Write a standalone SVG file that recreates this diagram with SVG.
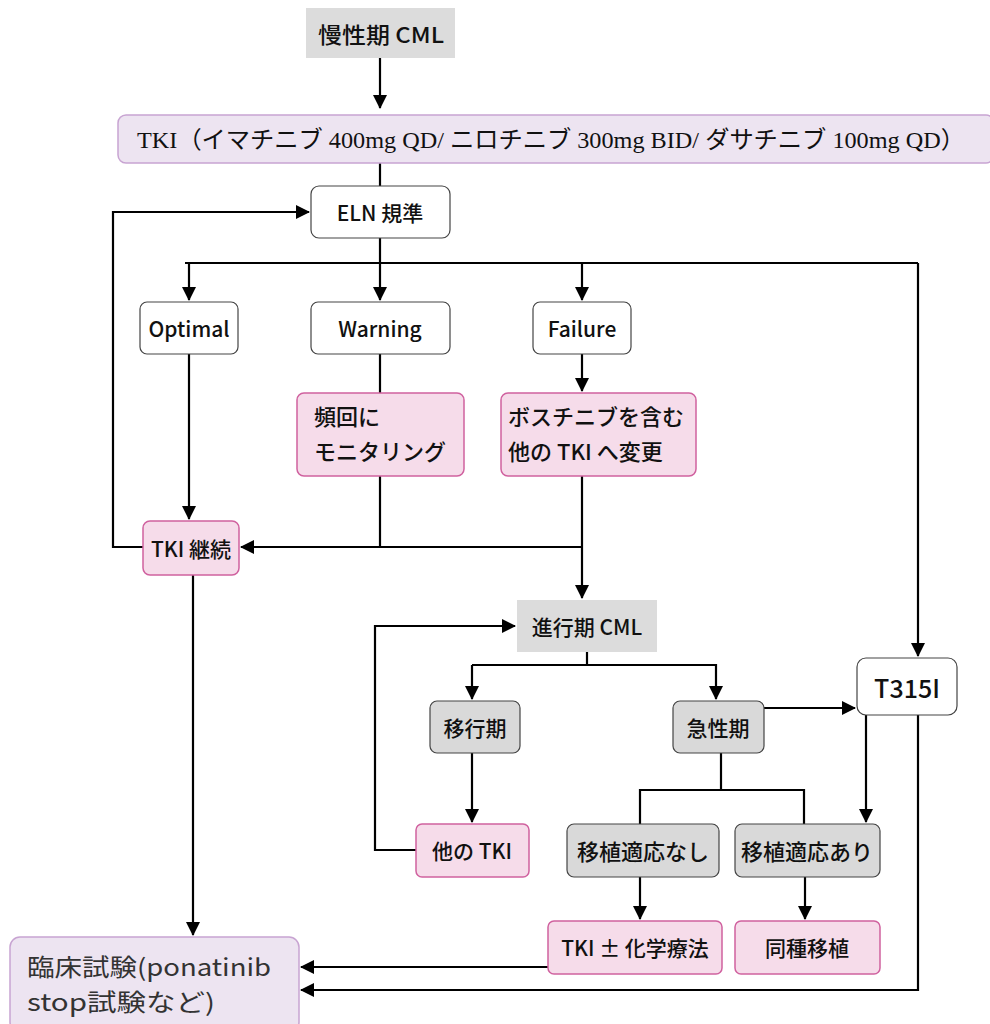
<svg xmlns="http://www.w3.org/2000/svg" width="990" height="1024" viewBox="0 0 990 1024">
<defs>
<marker id="ahL" markerWidth="14" markerHeight="14" refX="13" refY="7" orient="auto" markerUnits="userSpaceOnUse" viewBox="0 0 14 14">
<path d="M0,0 L14,7 L0,14 Z" fill="#000"/>
</marker>
</defs>
<style>
text{font-family:"Noto Sans CJK JP","Liberation Sans",sans-serif;font-size:21px;font-weight:500;fill:#111}
.c{text-anchor:middle;dominant-baseline:central}
.gray{fill:#dcdcdc;stroke:none}
.grayb{fill:#d9d9d9;stroke:#444;stroke-width:1.2}
.white{fill:#fff;stroke:#444;stroke-width:1.2}
.pink{fill:#f6dcea;stroke:#d0619f;stroke-width:1.5}
.purple{fill:#ede4f1;stroke:#c8a4d2;stroke-width:1.5}
.ln{fill:none;stroke:#000;stroke-width:2.2}
.trial{font-size:24px;font-weight:400;fill:#333}
</style>
<rect width="990" height="1024" fill="#fff"/>
<g id="connectors">
<line class="ln" x1="380" y1="58" x2="380" y2="108" marker-end="url(#ahL)"/>
<line class="ln" x1="380" y1="163" x2="380" y2="186"/>
<polyline class="ln" points="143,547 113,547 113,212 309,212" marker-end="url(#ahL)"/>
<line class="ln" x1="380" y1="238" x2="380" y2="300" marker-end="url(#ahL)"/>
<polyline class="ln" points="918,263 185,263"/>
<line class="ln" x1="189" y1="263" x2="189" y2="300" marker-end="url(#ahL)"/>
<line class="ln" x1="582" y1="263" x2="582" y2="300" marker-end="url(#ahL)"/>
<line class="ln" x1="918" y1="263" x2="918" y2="656" marker-end="url(#ahL)"/>
<line class="ln" x1="189" y1="354" x2="189" y2="519" marker-end="url(#ahL)"/>
<line class="ln" x1="380" y1="354" x2="380" y2="393"/>
<line class="ln" x1="380" y1="476" x2="380" y2="547"/>
<line class="ln" x1="582" y1="354" x2="582" y2="391" marker-end="url(#ahL)"/>
<line class="ln" x1="582" y1="547" x2="241" y2="547" marker-end="url(#ahL)"/>
<line class="ln" x1="582" y1="476" x2="582" y2="598" marker-end="url(#ahL)"/>
<line class="ln" x1="193" y1="575" x2="193" y2="935" marker-end="url(#ahL)"/>
<polyline class="ln" points="416,850 375,850 375,626 515,626" marker-end="url(#ahL)"/>
<line class="ln" x1="587" y1="652" x2="587" y2="665"/>
<polyline class="ln" points="472,665 716,665 716,699" marker-end="url(#ahL)"/>
<line class="ln" x1="472" y1="665" x2="472" y2="699" marker-end="url(#ahL)"/>
<line class="ln" x1="764" y1="708" x2="855" y2="708" marker-end="url(#ahL)"/>
<line class="ln" x1="472" y1="753" x2="472" y2="822" marker-end="url(#ahL)"/>
<line class="ln" x1="721" y1="753" x2="721" y2="790"/>
<polyline class="ln" points="640,824 640,790 804,790 804,824"/>
<line class="ln" x1="866" y1="715" x2="866" y2="822" marker-end="url(#ahL)"/>
<polyline class="ln" points="918,715 918,990 301,990" marker-end="url(#ahL)"/>
<line class="ln" x1="640" y1="877" x2="640" y2="919" marker-end="url(#ahL)"/>
<line class="ln" x1="805" y1="877" x2="805" y2="919" marker-end="url(#ahL)"/>
<line class="ln" x1="548" y1="967" x2="301" y2="967" marker-end="url(#ahL)"/>
</g>
<g id="n-chronic">
<rect class="gray" x="306" y="8" width="149" height="50"/>
<text class="c" x="381" y="33" textLength="126" lengthAdjust="spacingAndGlyphs" style="font-size:22px">慢性期 CML</text>
</g>
<g id="n-tki">
<rect class="purple" x="118" y="115" width="876" height="48" rx="8"/>
<text x="137" y="148" textLength="828" lengthAdjust="spacingAndGlyphs" style="font-family:'Liberation Serif','Noto Sans CJK JP',serif;font-size:24px;font-weight:400">TKI（イマチニブ 400mg QD/ ニロチニブ 300mg BID/ ダサチニブ 100mg QD）</text>
</g>
<g id="n-eln">
<rect class="white" x="311" y="186" width="139" height="52" rx="8"/>
<text class="c" x="380" y="212">ELN 規準</text>
</g>
<g id="n-optimal">
<rect class="white" x="140" y="302" width="98" height="52" rx="7"/>
<text class="c" x="189" y="328">Optimal</text>
</g>
<g id="n-warning">
<rect class="white" x="311" y="302" width="139" height="52" rx="7"/>
<text class="c" x="380" y="328">Warning</text>
</g>
<g id="n-failure">
<rect class="white" x="533" y="302" width="98" height="52" rx="7"/>
<text class="c" x="582" y="328">Failure</text>
</g>
<g id="n-monitor">
<rect class="pink" x="297" y="393" width="167" height="83" rx="7"/>
<text x="314" y="425" style="font-size:22px">頻回に</text>
<text x="314" y="460" style="font-size:22px">モニタリング</text>
</g>
<g id="n-bosutinib">
<rect class="pink" x="501" y="393" width="195" height="83" rx="7"/>
<text x="508" y="425" style="font-size:22px">ボスチニブを含む</text>
<text x="508" y="460" style="font-size:22px">他の TKI へ変更</text>
</g>
<g id="n-continue">
<rect class="pink" x="143" y="521" width="96" height="54" rx="7"/>
<text class="c" x="191" y="548">TKI 継続</text>
</g>
<g id="n-advanced">
<rect class="gray" x="517" y="600" width="140" height="52"/>
<text class="c" x="587" y="626">進行期 CML</text>
</g>
<g id="n-accel">
<rect class="grayb" x="430" y="701" width="90" height="52" rx="7"/>
<text class="c" x="475" y="727">移行期</text>
</g>
<g id="n-blast">
<rect class="grayb" x="673" y="701" width="91" height="52" rx="7"/>
<text class="c" x="718" y="727">急性期</text>
</g>
<g id="n-t315i">
<rect class="white" x="857" y="658" width="100" height="57" rx="9"/>
<text class="c" x="907" y="687" style="font-size:25px">T315I</text>
</g>
<g id="n-othertki">
<rect class="pink" x="416" y="824" width="113" height="53" rx="6"/>
<text class="c" x="472" y="850">他の TKI</text>
</g>
<g id="n-notx">
<rect class="grayb" x="567" y="824" width="152" height="53" rx="7"/>
<text class="c" x="643" y="850" style="font-size:22px">移植適応なし</text>
</g>
<g id="n-tx">
<rect class="grayb" x="735" y="824" width="145" height="53" rx="7"/>
<text class="c" x="807" y="850" style="font-size:22px">移植適応あり</text>
</g>
<g id="n-chemo">
<rect class="pink" x="548" y="921" width="174" height="53" rx="6"/>
<text class="c" x="635" y="947">TKI ± 化学療法</text>
</g>
<g id="n-allo">
<rect class="pink" x="735" y="921" width="145" height="53" rx="6"/>
<text class="c" x="807" y="947">同種移植</text>
</g>
<g id="n-trial">
<rect class="purple" x="10" y="937" width="289" height="95" rx="10"/>
<text class="trial" x="27" y="976" textLength="244" lengthAdjust="spacingAndGlyphs">臨床試験(ponatinib</text>
<text class="trial" x="27" y="1011" textLength="188" lengthAdjust="spacingAndGlyphs">stop試験など)</text>
</g>
</svg>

+---+

[Directions]:
Images in the data above are to be skipped. Retype all other material exactly.

[Expected answer]:
Write a standalone SVG file that recreates this diagram with SVG.
<svg xmlns="http://www.w3.org/2000/svg" width="990" height="1024" viewBox="0 0 990 1024">
<defs>
<marker id="ahL" markerWidth="14" markerHeight="14" refX="13" refY="7" orient="auto" markerUnits="userSpaceOnUse" viewBox="0 0 14 14">
<path d="M0,0 L14,7 L0,14 Z" fill="#000"/>
</marker>
</defs>
<style>
text{font-family:"Noto Sans CJK JP","Liberation Sans",sans-serif;font-size:21px;font-weight:500;fill:#111}
.c{text-anchor:middle;dominant-baseline:central}
.gray{fill:#dcdcdc;stroke:none}
.grayb{fill:#d9d9d9;stroke:#444;stroke-width:1.2}
.white{fill:#fff;stroke:#444;stroke-width:1.2}
.pink{fill:#f6dcea;stroke:#d0619f;stroke-width:1.5}
.purple{fill:#ede4f1;stroke:#c8a4d2;stroke-width:1.5}
.ln{fill:none;stroke:#000;stroke-width:2.2}
.trial{font-size:24px;font-weight:400;fill:#333}
</style>
<rect width="990" height="1024" fill="#fff"/>
<g id="connectors">
<line class="ln" x1="380" y1="58" x2="380" y2="108" marker-end="url(#ahL)"/>
<line class="ln" x1="380" y1="163" x2="380" y2="186"/>
<polyline class="ln" points="143,547 113,547 113,212 309,212" marker-end="url(#ahL)"/>
<line class="ln" x1="380" y1="238" x2="380" y2="300" marker-end="url(#ahL)"/>
<polyline class="ln" points="918,263 185,263"/>
<line class="ln" x1="189" y1="263" x2="189" y2="300" marker-end="url(#ahL)"/>
<line class="ln" x1="582" y1="263" x2="582" y2="300" marker-end="url(#ahL)"/>
<line class="ln" x1="918" y1="263" x2="918" y2="656" marker-end="url(#ahL)"/>
<line class="ln" x1="189" y1="354" x2="189" y2="519" marker-end="url(#ahL)"/>
<line class="ln" x1="380" y1="354" x2="380" y2="393"/>
<line class="ln" x1="380" y1="476" x2="380" y2="547"/>
<line class="ln" x1="582" y1="354" x2="582" y2="391" marker-end="url(#ahL)"/>
<line class="ln" x1="582" y1="547" x2="241" y2="547" marker-end="url(#ahL)"/>
<line class="ln" x1="582" y1="476" x2="582" y2="598" marker-end="url(#ahL)"/>
<line class="ln" x1="193" y1="575" x2="193" y2="935" marker-end="url(#ahL)"/>
<polyline class="ln" points="416,850 375,850 375,626 515,626" marker-end="url(#ahL)"/>
<line class="ln" x1="587" y1="652" x2="587" y2="665"/>
<polyline class="ln" points="472,665 716,665 716,699" marker-end="url(#ahL)"/>
<line class="ln" x1="472" y1="665" x2="472" y2="699" marker-end="url(#ahL)"/>
<line class="ln" x1="764" y1="708" x2="855" y2="708" marker-end="url(#ahL)"/>
<line class="ln" x1="472" y1="753" x2="472" y2="822" marker-end="url(#ahL)"/>
<line class="ln" x1="721" y1="753" x2="721" y2="790"/>
<polyline class="ln" points="640,824 640,790 804,790 804,824"/>
<line class="ln" x1="866" y1="715" x2="866" y2="822" marker-end="url(#ahL)"/>
<polyline class="ln" points="918,715 918,990 301,990" marker-end="url(#ahL)"/>
<line class="ln" x1="640" y1="877" x2="640" y2="919" marker-end="url(#ahL)"/>
<line class="ln" x1="805" y1="877" x2="805" y2="919" marker-end="url(#ahL)"/>
<line class="ln" x1="548" y1="967" x2="301" y2="967" marker-end="url(#ahL)"/>
</g>
<g id="n-chronic">
<rect class="gray" x="306" y="8" width="149" height="50"/>
<text class="c" x="381" y="33" textLength="126" lengthAdjust="spacingAndGlyphs" style="font-size:22px">慢性期 CML</text>
</g>
<g id="n-tki">
<rect class="purple" x="118" y="115" width="876" height="48" rx="8"/>
<text x="137" y="148" textLength="828" lengthAdjust="spacingAndGlyphs" style="font-family:'Liberation Serif','Noto Sans CJK JP',serif;font-size:24px;font-weight:400">TKI（イマチニブ 400mg QD/ ニロチニブ 300mg BID/ ダサチニブ 100mg QD）</text>
</g>
<g id="n-eln">
<rect class="white" x="311" y="186" width="139" height="52" rx="8"/>
<text class="c" x="380" y="212">ELN 規準</text>
</g>
<g id="n-optimal">
<rect class="white" x="140" y="302" width="98" height="52" rx="7"/>
<text class="c" x="189" y="328">Optimal</text>
</g>
<g id="n-warning">
<rect class="white" x="311" y="302" width="139" height="52" rx="7"/>
<text class="c" x="380" y="328">Warning</text>
</g>
<g id="n-failure">
<rect class="white" x="533" y="302" width="98" height="52" rx="7"/>
<text class="c" x="582" y="328">Failure</text>
</g>
<g id="n-monitor">
<rect class="pink" x="297" y="393" width="167" height="83" rx="7"/>
<text x="314" y="425" style="font-size:22px">頻回に</text>
<text x="314" y="460" style="font-size:22px">モニタリング</text>
</g>
<g id="n-bosutinib">
<rect class="pink" x="501" y="393" width="195" height="83" rx="7"/>
<text x="508" y="425" style="font-size:22px">ボスチニブを含む</text>
<text x="508" y="460" style="font-size:22px">他の TKI へ変更</text>
</g>
<g id="n-continue">
<rect class="pink" x="143" y="521" width="96" height="54" rx="7"/>
<text class="c" x="191" y="548">TKI 継続</text>
</g>
<g id="n-advanced">
<rect class="gray" x="517" y="600" width="140" height="52"/>
<text class="c" x="587" y="626">進行期 CML</text>
</g>
<g id="n-accel">
<rect class="grayb" x="430" y="701" width="90" height="52" rx="7"/>
<text class="c" x="475" y="727">移行期</text>
</g>
<g id="n-blast">
<rect class="grayb" x="673" y="701" width="91" height="52" rx="7"/>
<text class="c" x="718" y="727">急性期</text>
</g>
<g id="n-t315i">
<rect class="white" x="857" y="658" width="100" height="57" rx="9"/>
<text class="c" x="907" y="687" style="font-size:25px">T315I</text>
</g>
<g id="n-othertki">
<rect class="pink" x="416" y="824" width="113" height="53" rx="6"/>
<text class="c" x="472" y="850">他の TKI</text>
</g>
<g id="n-notx">
<rect class="grayb" x="567" y="824" width="152" height="53" rx="7"/>
<text class="c" x="643" y="850" style="font-size:22px">移植適応なし</text>
</g>
<g id="n-tx">
<rect class="grayb" x="735" y="824" width="145" height="53" rx="7"/>
<text class="c" x="807" y="850" style="font-size:22px">移植適応あり</text>
</g>
<g id="n-chemo">
<rect class="pink" x="548" y="921" width="174" height="53" rx="6"/>
<text class="c" x="635" y="947">TKI ± 化学療法</text>
</g>
<g id="n-allo">
<rect class="pink" x="735" y="921" width="145" height="53" rx="6"/>
<text class="c" x="807" y="947">同種移植</text>
</g>
<g id="n-trial">
<rect class="purple" x="10" y="937" width="289" height="95" rx="10"/>
<text class="trial" x="27" y="976" textLength="244" lengthAdjust="spacingAndGlyphs">臨床試験(ponatinib</text>
<text class="trial" x="27" y="1011" textLength="188" lengthAdjust="spacingAndGlyphs">stop試験など)</text>
</g>
</svg>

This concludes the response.